• Goal: Quote word for word the lines below, beginning with the first and ending with the one that has "const panelData = [inflow, regular, oneTime]". Drop the pictures.

• Provided material:
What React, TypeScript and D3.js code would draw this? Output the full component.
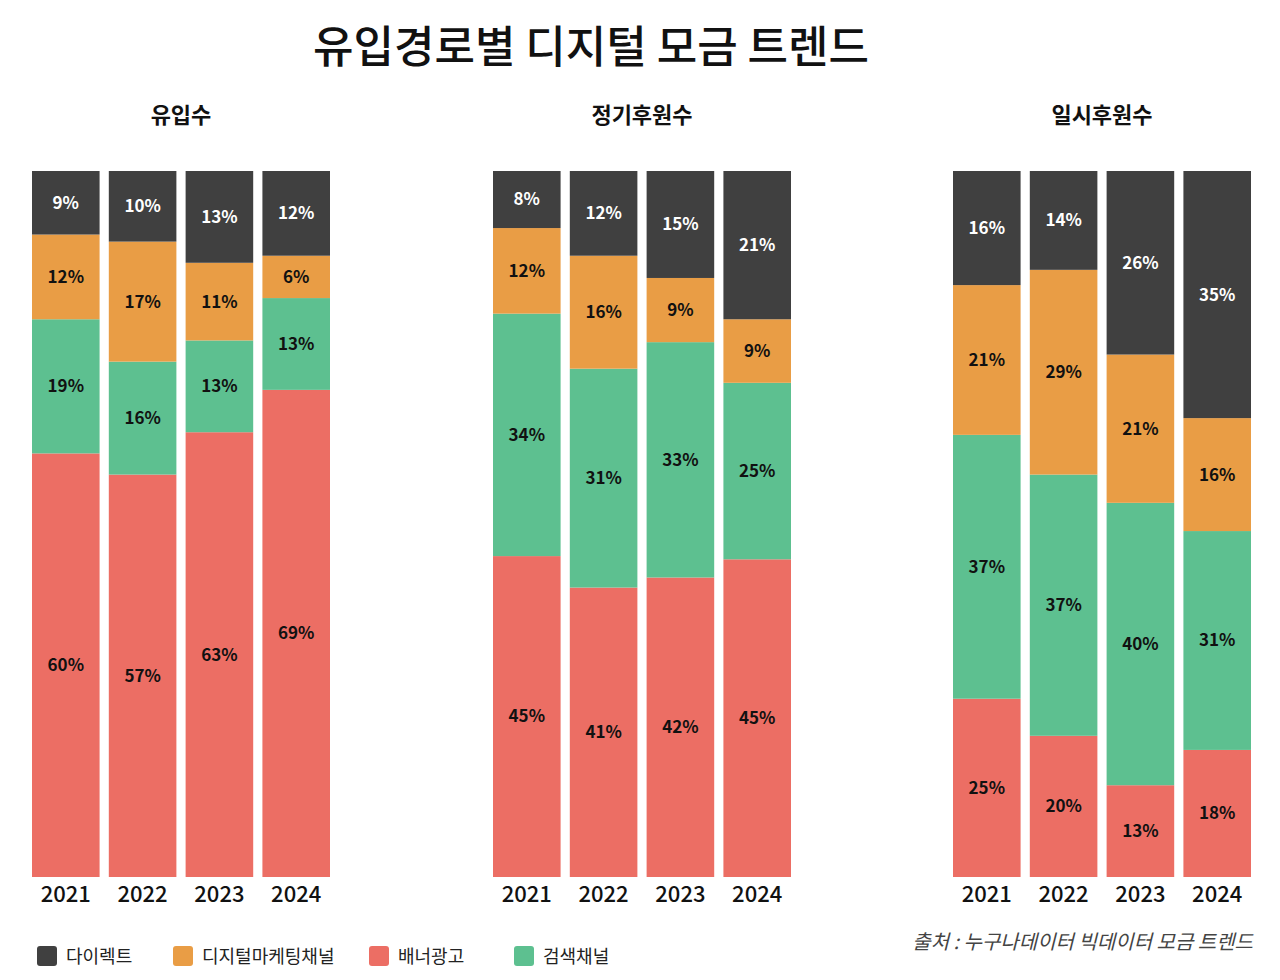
import * as d3 from 'd3'

const years = ['2021', '2022', '2023', '2024']
const panels = ['유입수', '정기후원수', '일시후원수']
const seriesKeys = ['banner', 'search', 'digital', 'direct']
const seriesNames = ['배너광고', '검색채널', '디지털마케팅채널', '다이렉트']
const seriesColors = ['#ec6e64', '#5dc090', '#e99d45', '#404040']
const legendOrder = [3, 2, 0, 1]

// values per panel, per year: [banner, search, digital, direct]
const inflow = [[60, 19, 12, 9], [57, 16, 17, 10], [63, 13, 11, 13], [69, 13, 6, 12]]
const regular = [[45, 34, 12, 8], [41, 31, 16, 12], [42, 33, 9, 15], [45, 25, 9, 21]]
const oneTime = [[25, 37, 21, 16], [20, 37, 29, 14], [13, 40, 21, 26], [18, 31, 16, 35]]
const panelData = [inflow, regular, oneTime]

const panelLeft = [32, 493, 953]
const panelWidth = 298
const top = 171
const bottom = 877
const font = "'Noto Sans CJK KR', 'Noto Sans', sans-serif"

export default function App() {
  const y = d3.scaleLinear().domain([0, 1]).range([bottom, top])
  return (
    <svg width={1280} height={980} style={{ display: 'block', margin: -8 }} fontFamily={font}>
      <rect width={1280} height={980} fill="#fff" />
      <text x={591} y={63} textAnchor="middle" fontSize={44} fontWeight={500} fill="#111">
        유입경로별 디지털 모금 트렌드
      </text>
      {panelData.map((data, pi) => {
        const x = d3.scaleBand().domain(years).range([panelLeft[pi], panelLeft[pi] + panelWidth]).paddingInner(0.12)
        const rows = data.map((v, i) => {
          const total = d3.sum(v)
          const o: any = { year: years[i] }
          seriesKeys.forEach((k, j) => (o[k] = v[j] / total))
          o.raw = v
          return o
        })
        const stacked = d3.stack<any>().keys(seriesKeys)(rows)
        return (
          <g key={pi}>
            <text x={panelLeft[pi] + panelWidth / 2} y={123} textAnchor="middle" fontSize={22} fontWeight={700} fill="#111">
              {panels[pi]}
            </text>
            {stacked.map((s, si) =>
              s.map((d, di) => {
                const x0 = x(d.data.year)!
                return (
                  <g key={si + '-' + di}>
                    <rect x={x0} y={y(d[1])} width={x.bandwidth()} height={y(d[0]) - y(d[1])} fill={seriesColors[si]} />
                    <text x={x0 + x.bandwidth() / 2} y={(y(d[0]) + y(d[1])) / 2} dy="0.35em" textAnchor="middle"
                      fontSize={17} fontWeight={700} fill={si === 3 ? '#fff' : '#111'}>
                      {d.data.raw[si]}%
                    </text>
                  </g>
                )
              })
            )}
            {years.map(yr => (
              <text key={yr} x={x(yr)! + x.bandwidth() / 2} y={902} textAnchor="middle" fontSize={22} fontWeight={500} fill="#111">
                {yr}
              </text>
            ))}
          </g>
        )
      })}
      {legendOrder.map((si, i) => {
        const lx = [37, 173, 369, 514][i]
        return (
          <g key={si}>
            <rect x={lx} y={946} width={20} height={20} rx={3} fill={seriesColors[si]} />
            <text x={lx + 29} y={963} fontSize={18} fill="#222">{seriesNames[si]}</text>
          </g>
        )
      })}
      <text x={1253} y={949} textAnchor="end" fontSize={20} fontStyle="italic" fill="#444">
        출처 : 누구나데이터 빅데이터 모금 트렌드
      </text>
    </svg>
  )
}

• Output below:
What React, TypeScript and D3.js code would draw this? Output the full component.
import * as d3 from 'd3'

const years = ['2021', '2022', '2023', '2024']
const panels = ['유입수', '정기후원수', '일시후원수']
const seriesKeys = ['banner', 'search', 'digital', 'direct']
const seriesNames = ['배너광고', '검색채널', '디지털마케팅채널', '다이렉트']
const seriesColors = ['#ec6e64', '#5dc090', '#e99d45', '#404040']
const legendOrder = [3, 2, 0, 1]

// values per panel, per year: [banner, search, digital, direct]
const inflow = [[60, 19, 12, 9], [57, 16, 17, 10], [63, 13, 11, 13], [69, 13, 6, 12]]
const regular = [[45, 34, 12, 8], [41, 31, 16, 12], [42, 33, 9, 15], [45, 25, 9, 21]]
const oneTime = [[25, 37, 21, 16], [20, 37, 29, 14], [13, 40, 21, 26], [18, 31, 16, 35]]
const panelData = [inflow, regular, oneTime]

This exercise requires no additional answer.